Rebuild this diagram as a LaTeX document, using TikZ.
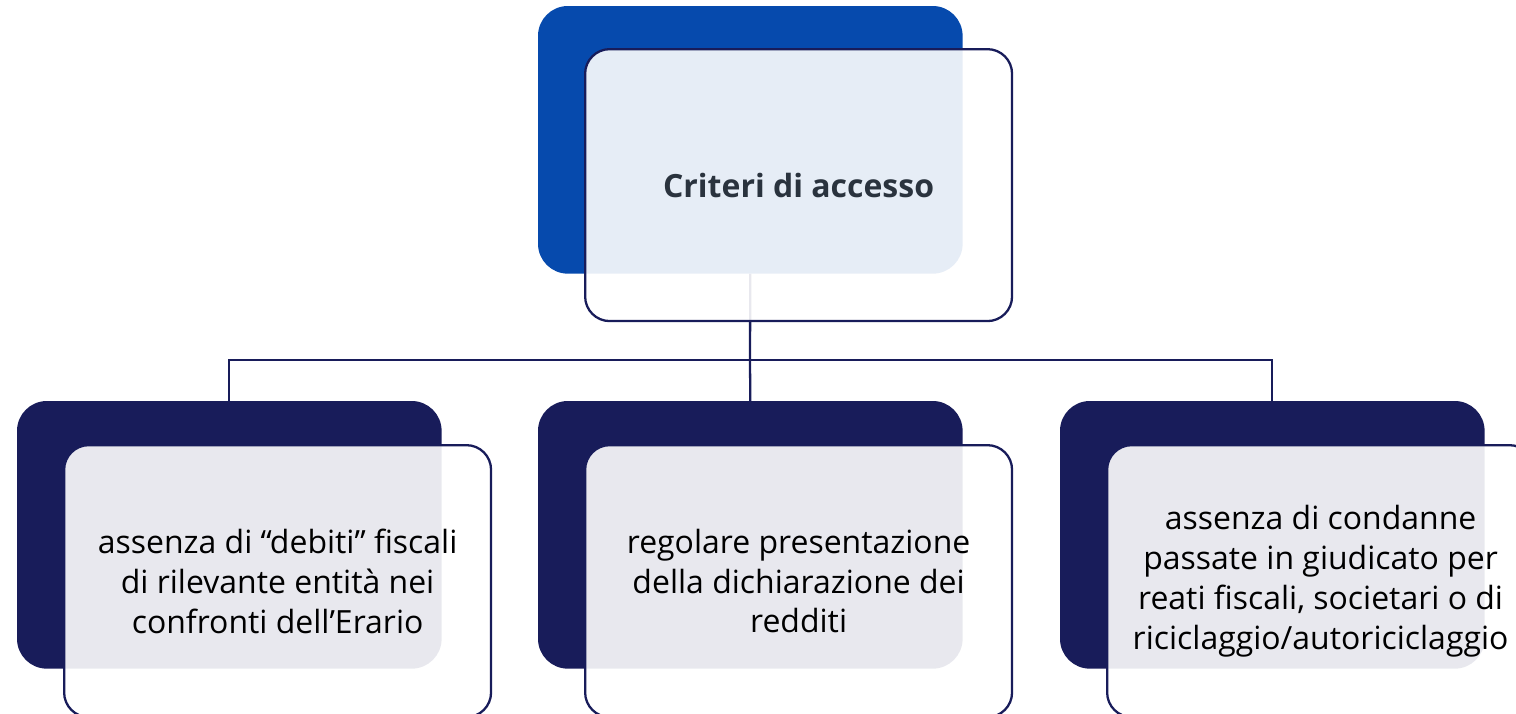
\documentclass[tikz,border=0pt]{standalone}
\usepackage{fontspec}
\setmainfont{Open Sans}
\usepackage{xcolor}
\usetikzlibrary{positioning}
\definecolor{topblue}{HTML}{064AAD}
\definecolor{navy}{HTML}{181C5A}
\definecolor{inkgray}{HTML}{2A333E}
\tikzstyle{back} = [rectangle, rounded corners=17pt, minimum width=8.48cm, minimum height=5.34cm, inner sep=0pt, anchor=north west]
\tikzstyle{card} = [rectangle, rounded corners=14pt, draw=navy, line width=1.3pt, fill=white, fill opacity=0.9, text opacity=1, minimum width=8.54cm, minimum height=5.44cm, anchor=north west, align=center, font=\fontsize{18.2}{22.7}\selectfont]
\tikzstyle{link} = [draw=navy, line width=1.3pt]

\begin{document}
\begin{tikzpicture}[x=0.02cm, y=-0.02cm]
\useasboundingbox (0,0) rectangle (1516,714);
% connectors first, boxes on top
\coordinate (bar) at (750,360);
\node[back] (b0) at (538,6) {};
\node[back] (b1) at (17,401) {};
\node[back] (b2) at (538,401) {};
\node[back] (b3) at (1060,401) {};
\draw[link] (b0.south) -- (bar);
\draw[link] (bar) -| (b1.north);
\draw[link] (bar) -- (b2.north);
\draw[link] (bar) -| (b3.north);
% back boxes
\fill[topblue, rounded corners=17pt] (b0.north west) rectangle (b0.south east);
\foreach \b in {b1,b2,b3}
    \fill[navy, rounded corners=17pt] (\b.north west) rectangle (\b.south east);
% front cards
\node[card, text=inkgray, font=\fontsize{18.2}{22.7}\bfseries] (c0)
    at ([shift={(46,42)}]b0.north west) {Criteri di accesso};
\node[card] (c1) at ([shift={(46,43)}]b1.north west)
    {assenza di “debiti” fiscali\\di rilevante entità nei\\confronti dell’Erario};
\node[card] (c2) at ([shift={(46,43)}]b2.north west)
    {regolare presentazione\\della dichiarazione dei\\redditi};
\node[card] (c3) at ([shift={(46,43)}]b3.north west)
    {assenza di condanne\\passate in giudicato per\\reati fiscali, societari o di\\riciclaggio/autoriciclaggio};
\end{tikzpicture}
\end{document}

--

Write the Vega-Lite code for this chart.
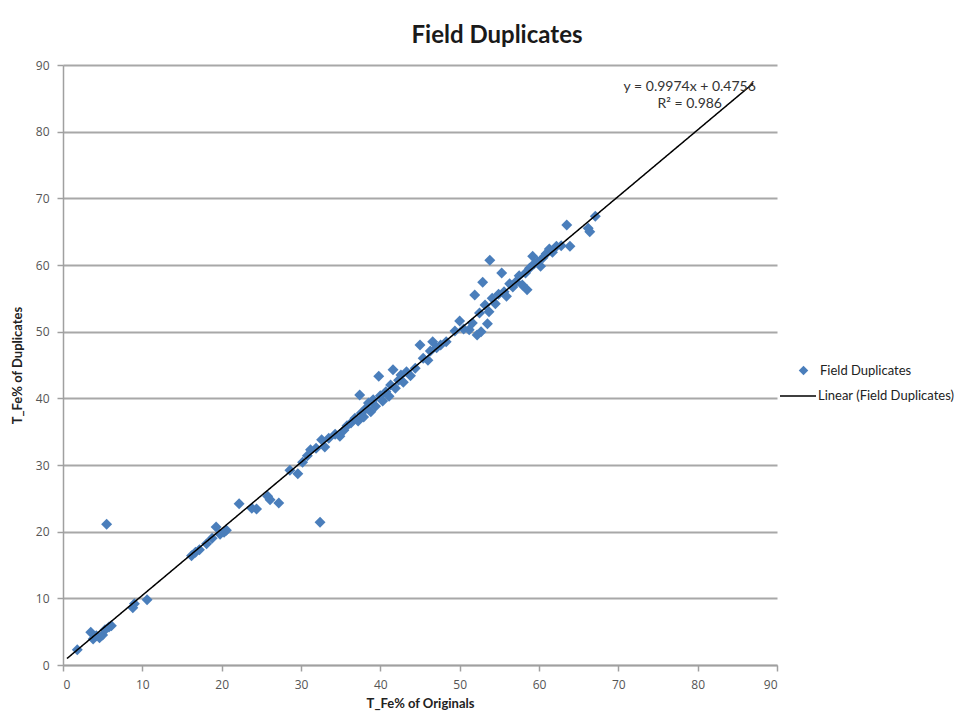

» **INSTRUCTION**
From the records above, copy exactly the lines starting at the one with "Rebuild this diagram" and ending at the one with "[draw=navy, line width=1.3pt]", and no others. Pictures stay out.

» **RESULT FOR THIS EXERCISE**
Rebuild this diagram as a LaTeX document, using TikZ.
\documentclass[tikz,border=0pt]{standalone}
\usepackage{fontspec}
\setmainfont{Open Sans}
\usepackage{xcolor}
\usetikzlibrary{positioning}
\definecolor{topblue}{HTML}{064AAD}
\definecolor{navy}{HTML}{181C5A}
\definecolor{inkgray}{HTML}{2A333E}
\tikzstyle{back} = [rectangle, rounded corners=17pt, minimum width=8.48cm, minimum height=5.34cm, inner sep=0pt, anchor=north west]
\tikzstyle{card} = [rectangle, rounded corners=14pt, draw=navy, line width=1.3pt, fill=white, fill opacity=0.9, text opacity=1, minimum width=8.54cm, minimum height=5.44cm, anchor=north west, align=center, font=\fontsize{18.2}{22.7}\selectfont]
\tikzstyle{link} = [draw=navy, line width=1.3pt]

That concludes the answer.